Lindinalva é uma mulher de 60 anos, mãe e autônoma. Com o projeto AAMAE, ela teve a oportunidade de experienciar verdadeira autonomia em muitos anos. A Associação abriu caminhos para que ela pudesse expandir seus conhecimentos, foi através de um dos projetos que ela realizou um curso de costura e foi incentivada a realizar um curso de microempreendedorismo, oferecido pelo Governo Federal, contribuindo e aperfeiçoando o seu trabalho como autônoma. A participante tem muito apreço pelas diretoras, considerando-as uma segunda família, segundo a senhora houve uma organizadora em especial que a marcou bastante, ainda relata: “Ela me deu um ‘sacode’ assim, sabe? Ela falou ‘você tem que viver pra você, você já fez o que você tinha que fazer para os outros, agora você tem que fazer pra você’.
[Reprodução/ Site da AAMAE]
Além disso, a AAMAE oferece atendimento jurídico, social e psicológico, dialoga com a população em geral sobre as questões ligadas à Violência Contra a Mulher, contribui para o acesso à orientação sobre a saúde sexual, reprodutiva e DSTs, capacita para a formação de cargos de liderança, multiplicando e expandindo a cidadania, direitos humanos, direitos das mulheres, e de gênero. Ainda, oferecem treinamentos, capacitações técnicas e socioemocionais, ações que fomentem a economia produtiva e a geração de renda. Outro ponto muito importante e que engloba a realidade de muitas mulheres brasileiras e os demais cidadãos, são as doenças psicológicas, como ansiedade, depressão e síndrome de burnout, pensando nesse aspecto, o projeto também trabalha com campanhas de prevenção ao suicidio e orientação sobre a depressão.
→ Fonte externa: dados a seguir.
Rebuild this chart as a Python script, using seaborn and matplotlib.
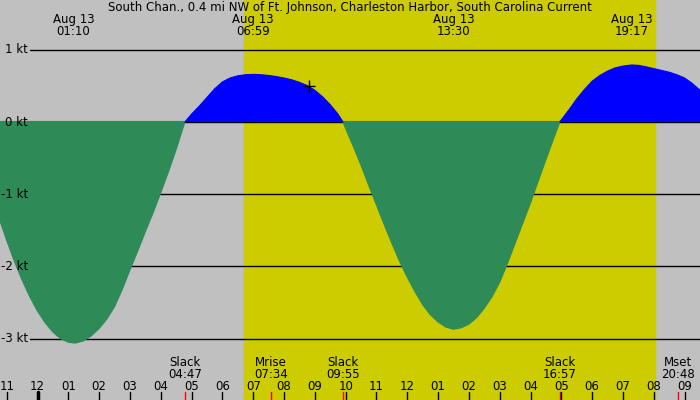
import numpy as np
import pandas as pd
import matplotlib
matplotlib.use('Agg')
import matplotlib.pyplot as plt
import matplotlib.transforms as mtransforms
import seaborn as sns

# 数据：时间（小时，相对8月13日0点）与流速（kt），每刻钟读一次
hours = [-1.25, -1.0, -0.75, -0.5, -0.25, 0.0, 0.25, 0.5, 0.75, 1.0, 1.167, 1.25, 1.5, 1.75,
         2.0, 2.25, 2.5, 2.75, 3.0, 3.25, 3.5, 3.75, 4.0, 4.25, 4.5, 4.783,
         5.0, 5.25, 5.5, 5.75, 6.0, 6.25, 6.5, 6.75, 7.0, 7.25, 7.5, 7.75, 8.0, 8.25,
         8.5, 8.75, 9.0, 9.25, 9.5, 9.75, 9.917,
         10.0, 10.25, 10.5, 10.75, 11.0, 11.25, 11.5, 11.75, 12.0, 12.25, 12.5, 12.75,
         13.0, 13.25, 13.5, 13.75, 14.0, 14.25, 14.5, 14.75, 15.0, 15.25, 15.5, 15.75,
         16.0, 16.25, 16.5, 16.75, 16.95,
         17.0, 17.25, 17.5, 17.75, 18.0, 18.25, 18.5, 18.75, 19.0, 19.283, 19.5, 19.75,
         20.0, 20.25, 20.5, 20.75, 21.0, 21.25, 21.5]
speed = [-1.33, -1.64, -1.93, -2.19, -2.42, -2.62, -2.78, -2.91, -3.00, -3.05, -3.06, -3.06, -3.03, -2.96,
         -2.86, -2.73, -2.56, -2.32, -2.05, -1.79, -1.52, -1.26, -0.98, -0.69, -0.38, 0.0,
         0.11, 0.22, 0.34, 0.46, 0.555, 0.61, 0.64, 0.655, 0.66, 0.655, 0.645, 0.63, 0.61, 0.585,
         0.55, 0.505, 0.44, 0.35, 0.24, 0.11, 0.0,
         -0.09, -0.34, -0.60, -0.88, -1.15, -1.42, -1.68, -1.93, -2.15, -2.35, -2.53, -2.67,
         -2.77, -2.84, -2.87, -2.85, -2.80, -2.71, -2.58, -2.42, -2.22, -1.96, -1.68, -1.40,
         -1.12, -0.82, -0.52, -0.23, 0.0,
         0.03, 0.17, 0.32, 0.45, 0.565, 0.645, 0.705, 0.75, 0.775, 0.79, 0.785, 0.765,
         0.74, 0.715, 0.69, 0.655, 0.61, 0.535, 0.44]

title = 'South Chan., 0.4 mi NW of Ft. Johnson, Charleston Harbor, South Carolina Current'
peak_times = [1.167, 6.983, 13.5, 19.283]
peak_labels = ['01:10', '06:59', '13:30', '19:17']
event_names = ['Slack', 'Mrise', 'Slack', 'Slack', 'Mset']
event_times = [4.783, 7.567, 9.917, 16.95, 20.8]
event_labels = ['04:47', '07:34', '09:55', '16:57', '20:48']
hour_ticks = list(range(-1, 22))
hour_labels = ['11', '12', '01', '02', '03', '04', '05', '06', '07', '08', '09', '10',
               '11', '12', '01', '02', '03', '04', '05', '06', '07', '08', '09']
kt_levels = [1, 0, -1, -2, -3]
sunrise, sunset = 6.70, 20.04
now_time, now_speed = 8.81, 0.50

GRAY = '#c0c0c0'
YELLOW = '#cccc00'
GREEN = '#2e8b57'
BLUE = '#0000ff'

sns.set_style('white')
plt.rcParams['font.family'] = ['DejaVu Sans']
plt.rcParams['text.color'] = 'black'

# 按正负分段，零点同时归入相邻两段
rows = []
seg = 0
for i, (t, v) in enumerate(zip(hours, speed)):
    if v == 0 and i > 0:
        rows.append((t, v, seg, 'ebb' if speed[i - 1] < 0 else 'flood'))
        seg += 1
        rows.append((t, v, seg, 'ebb' if speed[i + 1] < 0 else 'flood'))
    else:
        rows.append((t, v, seg, 'ebb' if v < 0 else 'flood'))
df = pd.DataFrame(rows, columns=['hour', 'speed', 'segment', 'phase'])

fig = plt.figure(figsize=(7, 4), dpi=100, facecolor=GRAY)
ax = fig.add_axes([0, 0, 1, 1])
ax.set_xlim(-1.217, 21.50)
ax.set_ylim(-3.85, 1.69)

ax.axvspan(sunrise, sunset, color=YELLOW, zorder=0)

for lv in kt_levels:
    ax.axhline(lv, xmin=30 / 700, color='black', lw=1.0, zorder=1)

h = np.array(hours)
s = np.array(speed)
ax.fill_between(h, s, 0.015, where=s <= 0, interpolate=True, color=GREEN, lw=0, zorder=2)
ax.fill_between(h, s, 0, where=s >= 0, interpolate=True, color=BLUE, lw=0, zorder=2)
sns.lineplot(data=df, x='hour', y='speed', hue='phase', units='segment', estimator=None,
             palette={'ebb': GREEN, 'flood': BLUE}, lw=0.8, legend=False, ax=ax, zorder=3)
ax.set_axis_off()

ax.plot([now_time], [now_speed], marker='+', color='black', ms=9, mew=1.0, zorder=4)

# 文本（按参考图的基线位置）
fs = 8.5
fy = mtransforms.blended_transform_factory(ax.transData, ax.transAxes)
fx = mtransforms.blended_transform_factory(ax.transAxes, ax.transData)
ax.text(0.5, 1 - 11 / 400, title, transform=ax.transAxes, ha='center', va='baseline', fontsize=fs)
for t, lab in zip(peak_times, peak_labels):
    ax.text(t, 1 - 23 / 400, 'Aug 13', transform=fy, ha='center', va='baseline', fontsize=fs)
    ax.text(t, 1 - 35 / 400, lab, transform=fy, ha='center', va='baseline', fontsize=fs)
for lv in kt_levels:
    ax.text(28 / 700, lv, f'{lv} kt', transform=fx, ha='right', va='center', fontsize=fs, zorder=5)
for t, name, lab in zip(event_times, event_names, event_labels):
    ax.text(t, 1 - 366 / 400, name, transform=fy, ha='center', va='baseline', fontsize=fs)
    ax.text(t, 1 - 377.5 / 400, lab, transform=fy, ha='center', va='baseline', fontsize=fs)
    ax.plot([t, t], [0, 8 / 400], transform=fy, color='red', lw=1.0, zorder=5)
for t, lab in zip(hour_ticks, hour_labels):
    ax.text(t, 1 - 389.5 / 400, lab, transform=fy, ha='center', va='baseline', fontsize=fs)
    ax.plot([t, t], [0, 8 / 400], transform=fy, color='black', lw=2.5 if t == 0 else 1.0, zorder=5)

fig.savefig('out.png', dpi=100, facecolor=GRAY)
Esperança: uma oportunidade de recomeços para a comunidade
[Pintura na sede da AAMAE]
“Nós temos muitas histórias para serem escritas, e só quem pode virar a página é cada um. Isso é processo de dignidade. Você tem a oportunidade de recomeçar. Nós podemos mudar? Podemos. Então a gente fala isso com relação a violência, é uma coisa fácil? Não é. Só que nós estamos todos juntos no mesmo movimento, e a melhor forma da gente trabalhar isso é com amor e esperança. A gente vem de um pós-pandemia onde a palavra de ordem deve ser esperança, refazer”, afirma Silvia Rangel. A fala da gestora define bem a importância do incentivo cultural e da aplicação das políticas públicas para todos. A pandemia não foi algo fácil, foi um fator que privou aqueles já antes negligenciados, tornando-os praticamente invisíveis, mas que através de projetos como a AAMAE e muitos outros distribuídos por São Paulo, podem se sentir importantes, lembrados e ainda não se sentirem definidos pelo lugar do qual vieram, nascendo em si a esperança de poder crescer como cidadão, como profissional e como pessoa.
A Associação de Assistência à Mulher ao Adolescente e à Criança“Esperança”está localizada na Rua Hélio Guimarães Lanzas, 395 – Miguel Badra,Suzano, pronta para escrever novas histórias.